— BEGIN —

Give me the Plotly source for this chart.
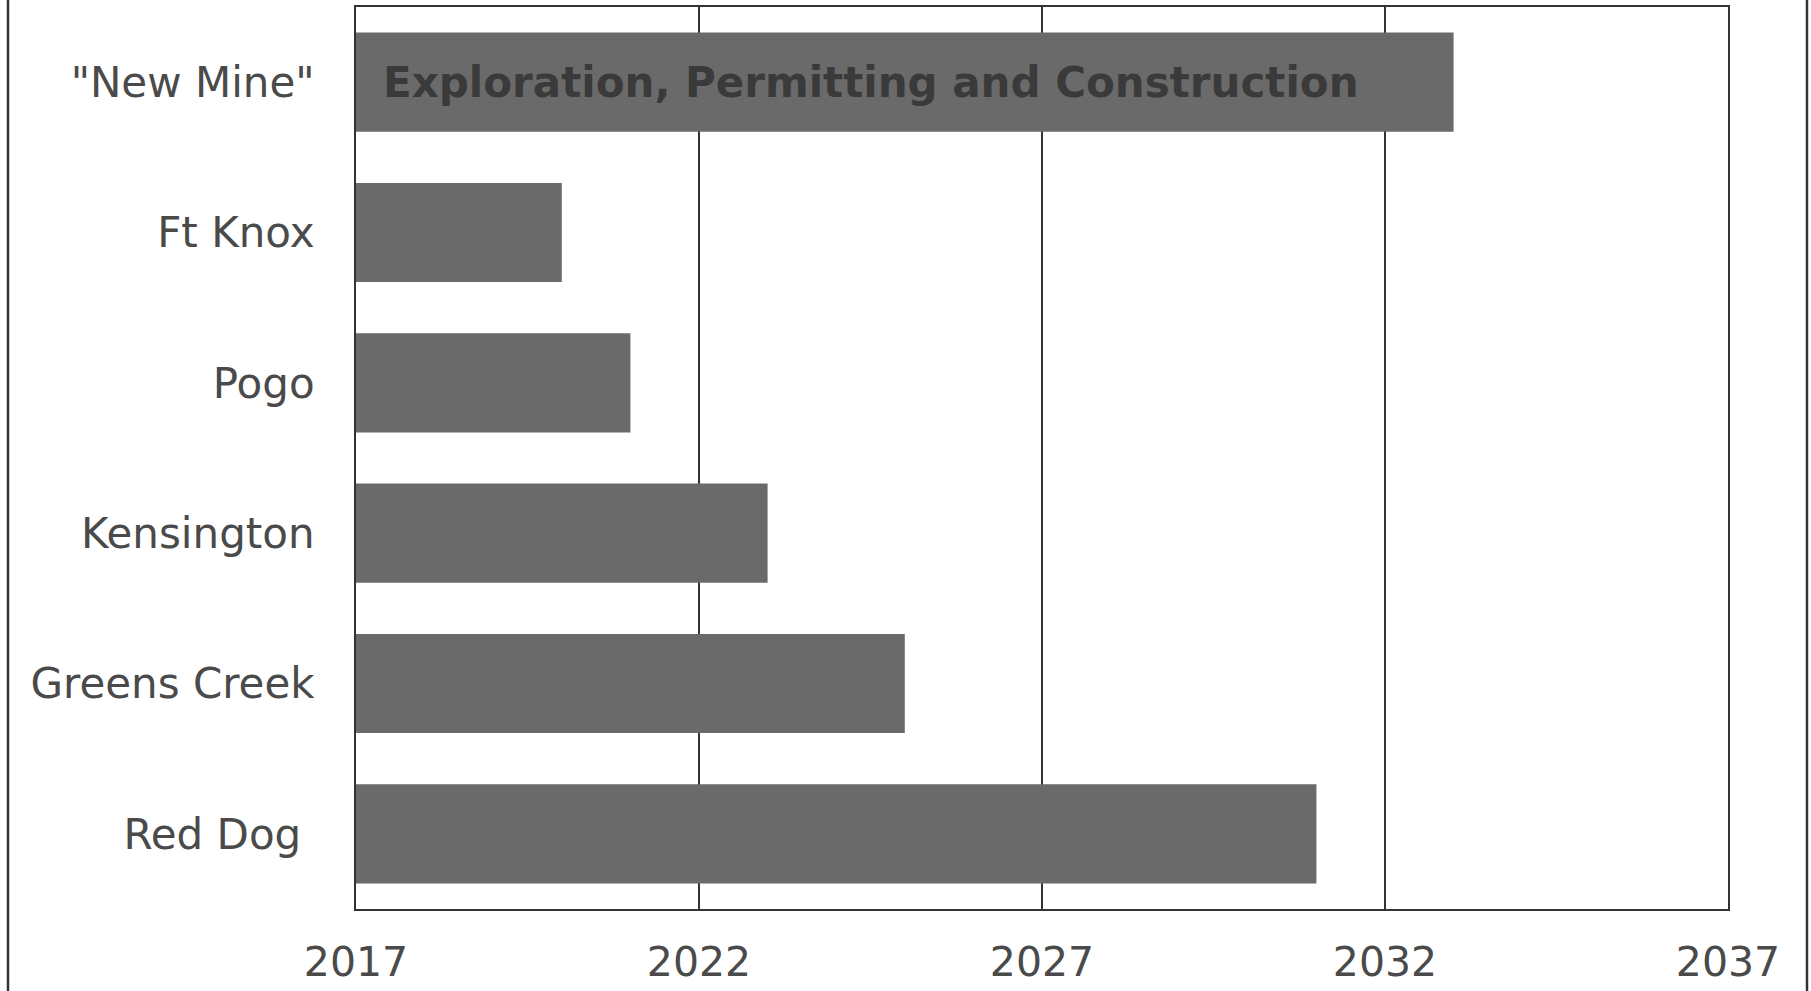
import plotly.graph_objects as go

mines = ['"New Mine"', "Ft Knox", "Pogo", "Kensington", "Greens Creek", "Red Dog"]
mine_labels = ['"New Mine"', "Ft Knox", "Pogo", "Kensington", "Greens Creek", "Red Dog\u00a0"]
start_year = [2017, 2017, 2017, 2017, 2017, 2017]
end_year = [2033, 2020, 2021, 2023, 2025, 2031]
bar_note = "Exploration, Permitting and Construction"
x_ticks = [2017, 2022, 2027, 2032, 2037]

durations = [e - s for s, e in zip(start_year, end_year)]

W, H = 1811, 991
L, R, T, B = 356, 83, 7, 82

fig = go.Figure()
fig.add_trace(go.Bar(
    y=mines,
    x=durations,
    base=start_year,
    orientation="h",
    marker=dict(color="#6a6a6a", line=dict(width=0)),
    width=0.66,
    hoverinfo="skip",
    showlegend=False,
))

fig.add_annotation(
    x=start_year[0], y=mines[0], xref="x", yref="y",
    text="<b>" + bar_note + "</b>",
    showarrow=False, xanchor="left", yanchor="middle", xshift=25,
    font=dict(family="DejaVu Sans", size=42, color="#3a3a3a"),
)

plot_w = W - L - R
for px in (8, 1807):
    fig.add_shape(type="line", xref="paper", yref="paper",
                  x0=(px - L) / plot_w, x1=(px - L) / plot_w, y0=-1, y1=2,
                  line=dict(color="#333333", width=2.5), layer="above")

fig.update_layout(
    width=W, height=H,
    margin=dict(l=L, r=R, t=T, b=B, pad=0, autoexpand=False),
    paper_bgcolor="white", plot_bgcolor="white",
    font=dict(family="DejaVu Sans", size=42, color="#4a4a4a"),
    bargap=0.34,
)
fig.update_xaxes(
    range=[x_ticks[0], x_ticks[-1]], tickvals=x_ticks, ticktext=[str(v) for v in x_ticks],
    showgrid=True, gridcolor="#333333", gridwidth=1.5,
    showline=True, mirror=True, linecolor="#333333", linewidth=2,
    ticks="outside", ticklen=16, tickcolor="rgba(0,0,0,0)",
    tickfont=dict(family="DejaVu Sans", size=41, color="#4a4a4a"),
    zeroline=False, fixedrange=True, automargin=False,
)
fig.update_yaxes(
    categoryorder="array", categoryarray=mines,
    tickvals=mines, ticktext=mine_labels,
    range=[len(mines) - 0.5, -0.5],
    showgrid=False,
    showline=True, mirror=True, linecolor="#333333", linewidth=2,
    ticks="outside", ticklen=31, tickcolor="rgba(0,0,0,0)",
    tickfont=dict(family="DejaVu Sans", size=42, color="#4a4a4a"),
    zeroline=False, fixedrange=True, automargin=False,
)

fig.write_html(
    "out.html",
    config={"displayModeBar": False},
    post_script="document.body.style.margin='0';document.body.style.overflow='hidden';",
)
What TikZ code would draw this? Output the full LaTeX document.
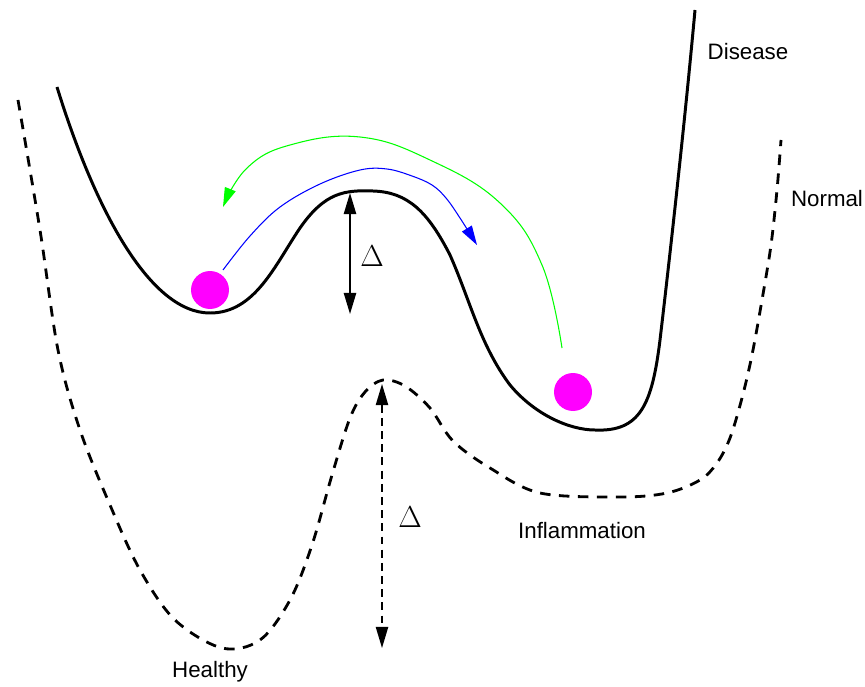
\documentclass[tikz,border=0pt]{standalone}
\usepackage{fontspec}
\newfontfamily\labelfont{Liberation Sans}
\usetikzlibrary{arrows.meta}
\definecolor{ballcol}{RGB}{255,0,255}
\definecolor{upcol}{RGB}{0,255,0}
\definecolor{downcol}{RGB}{0,0,255}
\begin{document}
\begin{tikzpicture}[x=0.02cm, y=-0.02cm,
  landscape/.style={line width=1.7pt, line join=round},
  relaxed/.style={line width=1.6pt, dash pattern=on 6pt off 4.8pt},
  barrier/.style={line width=0.9pt, {Triangle[length=12pt,width=7pt]}-{Triangle[length=12pt,width=7pt]}},
  path/.style={line width=0.6pt, -{Triangle[length=11pt,width=6.5pt]}},
  state/.style={circle, fill=ballcol, minimum size=0.76cm, inner sep=0pt},
  tag/.style={font=\labelfont\fontsize{12.7}{15}\selectfont, inner sep=0pt},
  gap/.style={font=\fontsize{17}{20}\selectfont, inner sep=0pt}]
\useasboundingbox (0,0) rectangle (865,686);

% disease landscape (solid)
\draw[landscape] (57,87)
  .. controls (95,210) and (150,313) .. (210,313)
  .. controls (255,313) and (275,265) .. (300,228)
  .. controls (325,192) and (345,190) .. (373,191)
  .. controls (408,192) and (428,212) .. (450,255)
  .. controls (470,300) and (480,345) .. (510,385)
  .. controls (535,415) and (570,430) .. (595,430)
  .. controls (640,432) and (652,405) .. (660,340)
  .. controls (670,255) and (685,120) .. (695,10);

% normal landscape (dashed)
\draw[relaxed] plot[smooth, tension=0.55] coordinates {
  (18,100) (40,230) (58,350) (80,430) (110,505) (140,570) (175,620)
  (222,648) (260,640) (290,600) (312,545) (332,475) (350,418)
  (365,392) (383,380) (405,386) (430,408) (453,441) (490,468)
  (540,493) (620,497) (667,493) (700,480) (717,463) (730,438)
  (742,398) (752,355) (762,300) (771,245) (777,190) (781,140)};

% states
\node[state] (s1) at (210,290) {};
\node[state] (s2) at (573,392) {};

% barrier heights
\coordinate (b1t) at (350,193);
\coordinate (b1b) at (350,314);
\draw[barrier] (b1t) -- (b1b);
\node[gap] (d1) at (372,256) {$\Delta$};

\coordinate (b2t) at (382,384);
\coordinate (b2b) at (382,648);
\draw[barrier, line width=0.8pt, dash pattern=on 4.5pt off 3pt] (b2t) -- (b2b);
\node[gap] (d2) at (410,517) {$\Delta$};

% transitions between states
\draw[path, downcol] plot[smooth, tension=0.6] coordinates {
  (223,270) (250,236) (280,207) (320,184) (360,170) (387,169)
  (412,176) (432,185) (446,198) (460,218) (477,245)};
\draw[path, upcol] plot[smooth, tension=0.7] coordinates {
  (562,348) (542,265) (500,203) (430,160) (360,137)
  (290,145) (247,168) (223,207)};

% labels
\node[tag] (disease) at (748,52) {Disease};
\node[tag] (normal) at (827,199) {Normal};
\node[tag] (inflam) at (582,531) {Inflammation};
\node[tag] (healthy) at (210,672) {Healthy};
\end{tikzpicture}
\end{document}
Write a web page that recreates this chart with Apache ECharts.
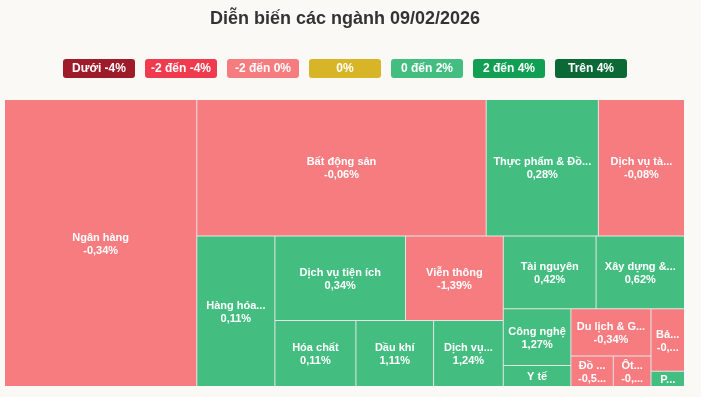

— END —

YOUR GOAL: Lines from the one with "What TikZ code" through the one with "(s2) at (573,392)" are the only ones to quote. Quote them exactly and leave out pictures.

SOLUTION:
What TikZ code would draw this? Output the full LaTeX document.
\documentclass[tikz,border=0pt]{standalone}
\usepackage{fontspec}
\newfontfamily\labelfont{Liberation Sans}
\usetikzlibrary{arrows.meta}
\definecolor{ballcol}{RGB}{255,0,255}
\definecolor{upcol}{RGB}{0,255,0}
\definecolor{downcol}{RGB}{0,0,255}
\begin{document}
\begin{tikzpicture}[x=0.02cm, y=-0.02cm,
  landscape/.style={line width=1.7pt, line join=round},
  relaxed/.style={line width=1.6pt, dash pattern=on 6pt off 4.8pt},
  barrier/.style={line width=0.9pt, {Triangle[length=12pt,width=7pt]}-{Triangle[length=12pt,width=7pt]}},
  path/.style={line width=0.6pt, -{Triangle[length=11pt,width=6.5pt]}},
  state/.style={circle, fill=ballcol, minimum size=0.76cm, inner sep=0pt},
  tag/.style={font=\labelfont\fontsize{12.7}{15}\selectfont, inner sep=0pt},
  gap/.style={font=\fontsize{17}{20}\selectfont, inner sep=0pt}]
\useasboundingbox (0,0) rectangle (865,686);

% disease landscape (solid)
\draw[landscape] (57,87)
  .. controls (95,210) and (150,313) .. (210,313)
  .. controls (255,313) and (275,265) .. (300,228)
  .. controls (325,192) and (345,190) .. (373,191)
  .. controls (408,192) and (428,212) .. (450,255)
  .. controls (470,300) and (480,345) .. (510,385)
  .. controls (535,415) and (570,430) .. (595,430)
  .. controls (640,432) and (652,405) .. (660,340)
  .. controls (670,255) and (685,120) .. (695,10);

% normal landscape (dashed)
\draw[relaxed] plot[smooth, tension=0.55] coordinates {
  (18,100) (40,230) (58,350) (80,430) (110,505) (140,570) (175,620)
  (222,648) (260,640) (290,600) (312,545) (332,475) (350,418)
  (365,392) (383,380) (405,386) (430,408) (453,441) (490,468)
  (540,493) (620,497) (667,493) (700,480) (717,463) (730,438)
  (742,398) (752,355) (762,300) (771,245) (777,190) (781,140)};

% states
\node[state] (s1) at (210,290) {};
\node[state] (s2) at (573,392) {};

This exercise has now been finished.